Advantages: Can permanently reduce viscosity.
Disadvantages:
Difficult to control: The degree of degradation and final viscosity are unpredictable, and a nonuniform product with a wide molecular weight distribution may be produced.
Potential Performance Impact: Molecular chain breakage can alter many silicone oil properties, such as lubricity, thermal stability, and hydrophobicity, often negatively.
Requires significant energy consumption.
Application: This is usually an undesirable side effect (e.g. during vigorous agitation pumping) rather than a recommended viscosity reduction method.
Final Recommendations:
Preferred Heating: If the primary purpose is to facilitate processing, conveying, or coating, heating is the safest and most recommended method.

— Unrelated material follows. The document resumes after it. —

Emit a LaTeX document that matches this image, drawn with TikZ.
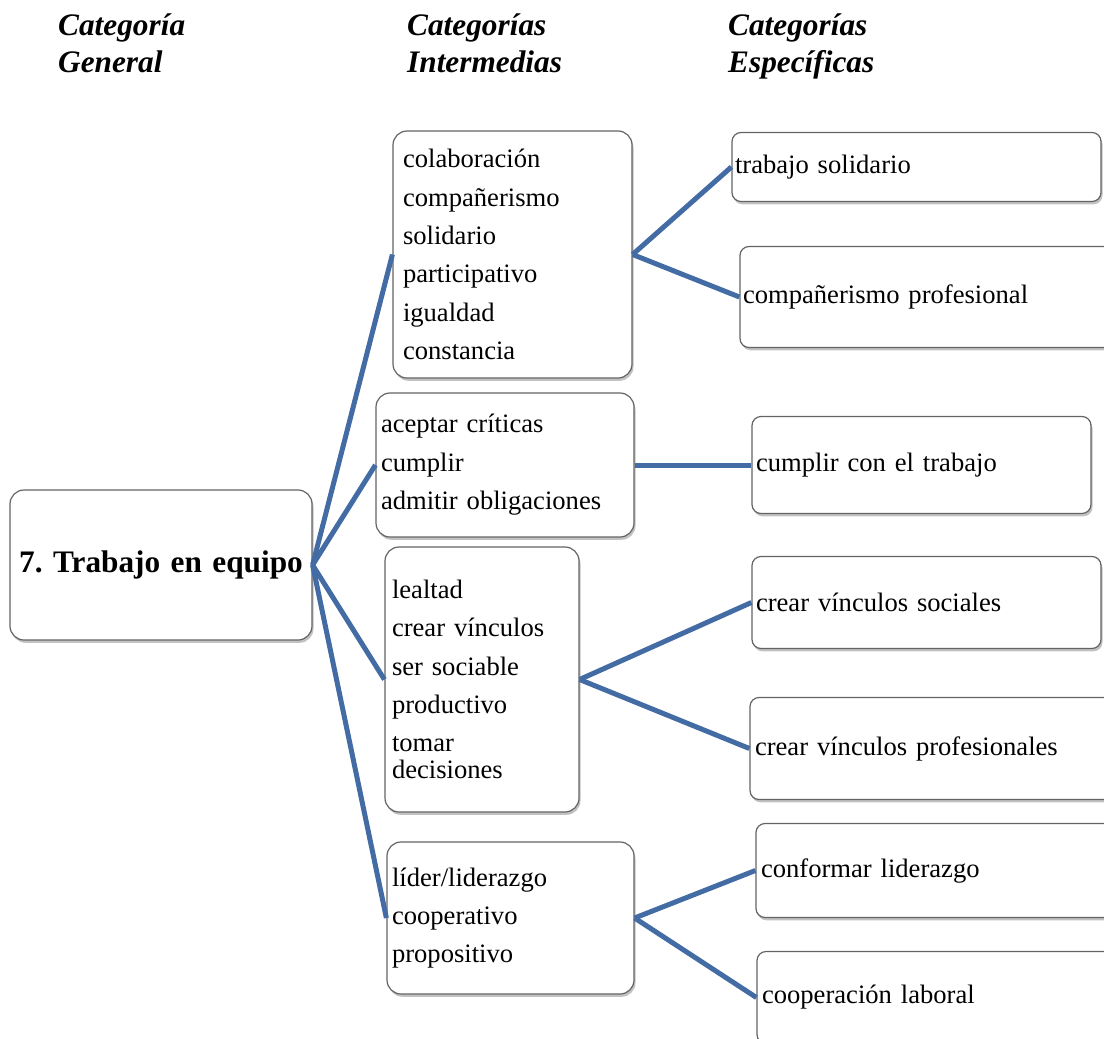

Require Permanent Viscosity Reduction: If you desire a naturally low viscosity end product, the best approach is to purchase low-viscosity silicone fluid directly or dilute it with a high-viscosity silicone fluid.
For Spray Applications: If temporary viscosity reduction is required to facilitate application and restore performance after application, a specialized diluent containing volatile siloxanes (such as MM) is the best option.
Use Solvents with Caution: If organic solvents must be used, conduct a small-scale compatibility test first, and pay attention to safety and ventilation considerations.
Please choose the most appropriate method based on your specific application scenario, equipment conditions, and end product requirements.